④ 経営成績に重要な影響を与える要因について
「3 事業等のリスク」に記載したとおり、外部環境、事業内容、組織体制等の様々なリスク要因が経営成績に重要な影響を与える可能性があると認識しております。そのため、当社は常に業界の動向を注視しつつ、優秀な人材の確保と適切な教育を実施するとともに、内部管理体制の強化と整備を進めることで、経営成績に重要な影響を与えるリスク要因に適切な対応を図ってまいります。
⑤ 資本の財源及び資金の流動性についての分析
当社の主な資金需要は、PPMX-T003の開発及び創薬研究に係る研究開発費、並びに事業運営費等であります。
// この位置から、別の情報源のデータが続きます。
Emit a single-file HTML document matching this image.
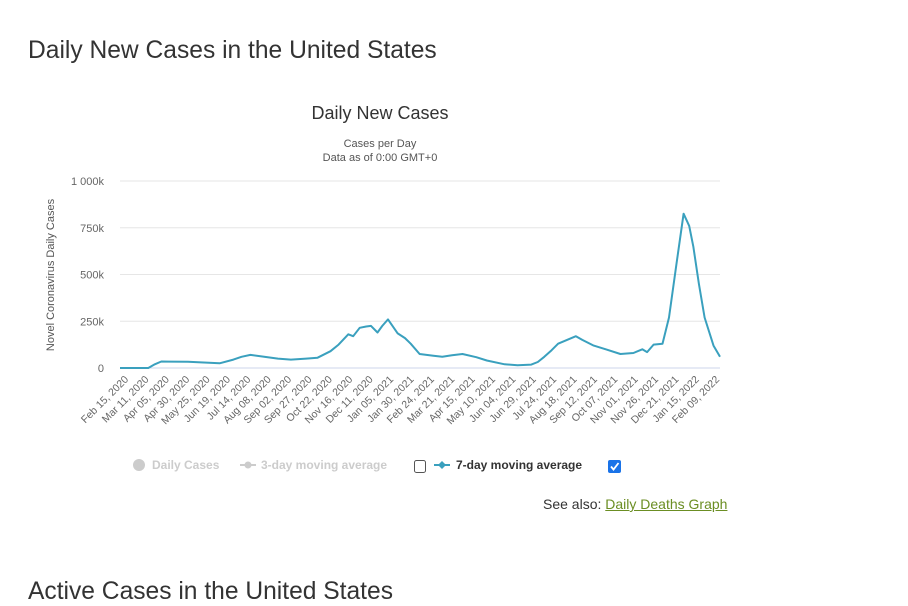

これらの費用は、当期は自己資金で賄い、その残金は、すべて銀行預金とし、資金の流動性を確保しております。キャッシュ・フローの分析については、「(1)経営成績等の状況の概要 ② キャッシュ・フローの状況」に記載のとおりです。
⑥ 経営者の問題意識と課題について
当社は、「最先端の抗体技術で世界の医療に貢献する」ことを企業理念としております。この企業理念実現のために、「1 経営方針、経営環境及び対処すべき課題等 (5)優先的に対処すべき事業上及び財務上の課題」に記載の課題に対して取り組んでまいります。
⑦ 経営上の目標の達成状況を判断するための客観的な指標等
当社は、「1 経営方針、経営環境及び対処すべき課題等 (2)目標とする経営指標」に記載のとおり、ROA(総資産利益率)やROE(自己資本利益率)といった数値的な目標となる経営指標は用いておりませんが、経営指標として、将来の売上に繋がるパイプラインの開発の進捗、パイプラインの拡充及び売上高を重要な目標と考え、事業活動を推進しております。なお、パイプラインの開発の進捗については、「第1 企業の概況 3 事業の内容 (3)当社の開発品」に記載しております。